9 Inspiring People Who Made Big Changes Late in Life
There are some people who realize what they want to do early on in life, and stick with it until the bitter end. Then there are others who are more realistic – those who accept that life throws you curveballs, and the best way to handle them is to adapt. Here are a few people who made major changes later in life, and came out all the better for trying something new.
Tim and Nina Zagat
Tim and Nina Zagat are the masterminds behind the Zagat restaurant rating guide. It revolutionized the way that restaurants are rated — measuring them on a few different point scales, summarizing the ratings with a short paragraph at the end.
The Zagats met at the Yale School of Law and graduated in 1966. They practiced law for almost 20 years before coming up with the idea of a restaurant ratings handbook together. After moving to Paris, they worked out the kinks of their rating system by reviewing all of their favorite restaurants together. When they moved back to the States, they released their first Zagat book using their personal rating system on their favorite restaurants in New York City.
Grandma Moses is a famous American folk artist who didn’t even pick up a paintbrush until she was 78 years old! Although she was interested in embroidery, quilting, and other handiwork her whole life, she only took up painting when her hands became too painful with arthritis to hold a needle and thread.
Her paintings are renowned throughout the States and all around the world because of her simple and direct style.

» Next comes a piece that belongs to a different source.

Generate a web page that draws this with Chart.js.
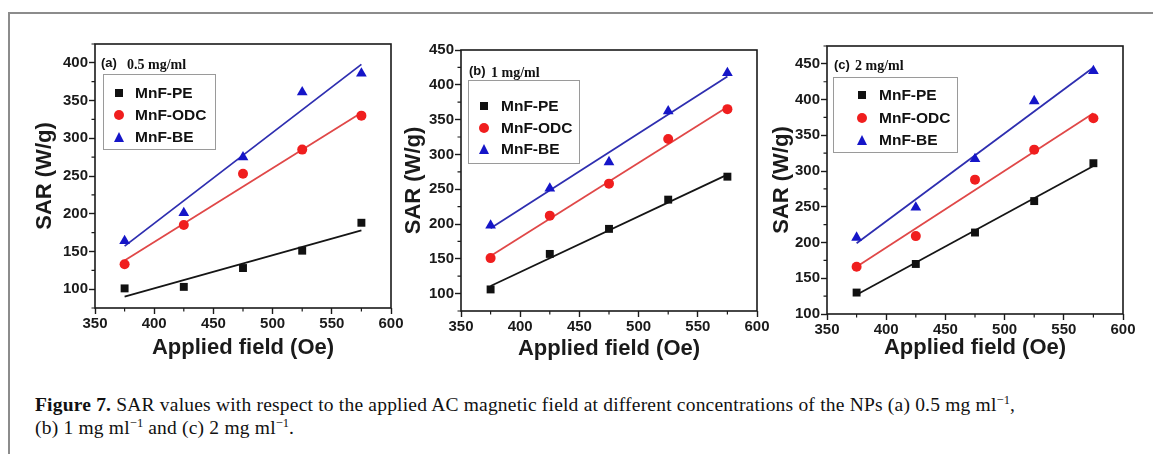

The primary subject of her paintings is rural American farm life — she entirely omitted new inventions like telephone poles and cars from her work, preferring to paint the world as she remembered it from her youth.
Ronald Reagan had a successful career as an actor before going into politics. From the 1930s to 1960s, Reagan worked as a radio announcer before taking a 7-year contract with Warner Brothers Studios that saw him work primarily in B-films until he was offered his first on-screen credit in a 1937 movie called Love is on the Air.
Reagan began his career in politics in 1948, and although he was always active on the sidelines, he didn’t step into the spotlight until 1964. From there, it was only 3 years until he was elected as Governor of California, and finally, President of the United States in 1981.
Although it seems hard to believe that we ever lived in a world without The Ellen DeGeneres Show playing in syndication all afternoon, it actually took a long time for DeGeneres to achieve the fame she now enjoys. She didn’t start touring as a comedian until she was over 30 years old, and before that she worked as a law clerk, as a waitress, and in retail.
Even though she was performing comedy regularly in small venues, it took a while for her to get her start in television. Her first major success was with her sitcom, Ellen, in 1994.
Although Andrea Bocelli is known around the world for his amazing singing voice, he didn’t actually start pursuing music as a career until he was 35 years old. In his earlier life, he sang in piano bars as a way of making some extra money on the side. During the day, he practiced law as a public defender.
His big break came in 1992 when he was offered the chance to record a tape of an Italian pop-opera song to send to famous tenor Luciano Pavarotti. Pavarotti realized how talented Bocelli was, and offered him a spot touring Europe with him that year. Almost 25 years later, Bocelli regularly gives solo concerts in venues around the globe.
The woman that we know now as Julia Child was born Julia McWilliams in 1912 in California. She grew up in privilege as the daughter of two independently wealthy parents, and they made sure that she had every advantage in her childhood. After attending college, and after a brief (and unsuccessful) stint as a journalist, Julia joined the Office of Strategic Service, who used her to transfer top-secret government documents around the globe.
She married Paul Child in 1946, and they moved to Paris two years later. While she was there, she decided to give cooking a try, and set about adapting complicated French recipes to suit the American palate. Her book, Mastering the Art of French Cooking, remains a bestseller to this day.
Laura Ingalls Wilder
Popular children’s book author Laura Ingalls Wilder was 65 years old when she had her first book published, in 1932. The book was based on her life growing up on farms in Wisconsin and Missouri. Her book, Little House in the Big Woods was the first of many autobiographical books that Wilder wrote about her life. After her death in 1957, her daughter Rose published a few of her unfinished manuscripts and diaries posthumously.
Walt Disney, who most people know as the mastermind and primary imagination behind the entire Disney brand, started his career as a caricaturist for a local newspaper, before jumping into advertising.
In 1923, he pooled his remaining money with his brother to found an animation studio called “Laugh-O-Gram.” When this studio folded, Walt looked around for a new idea, before drawing up a little cartoon figure that came to be known as Mickey Mouse. In 1929, Mickey was featured in his first movie, a silent film entitled Plane Crazy, and the rest is history.
Known for his iconic film characters Rocky Balboa and John Rambo, Sly Stallone didn’t start his career as an actor. He first worked as a movie usher, before moving on to cleaning the lion’s cages at the Central Park Zoo.
His first film roles didn’t come until he was in his 30s, and even then, they were uncredited and non-speaking. His big break was in a film that he co-wrote: Rocky. His perseverance and hard work paid off — it took years before he could find a studio that would let him star in his own film. After Rocky became a runaway success, Stallone found the world of Hollywood open to him at last.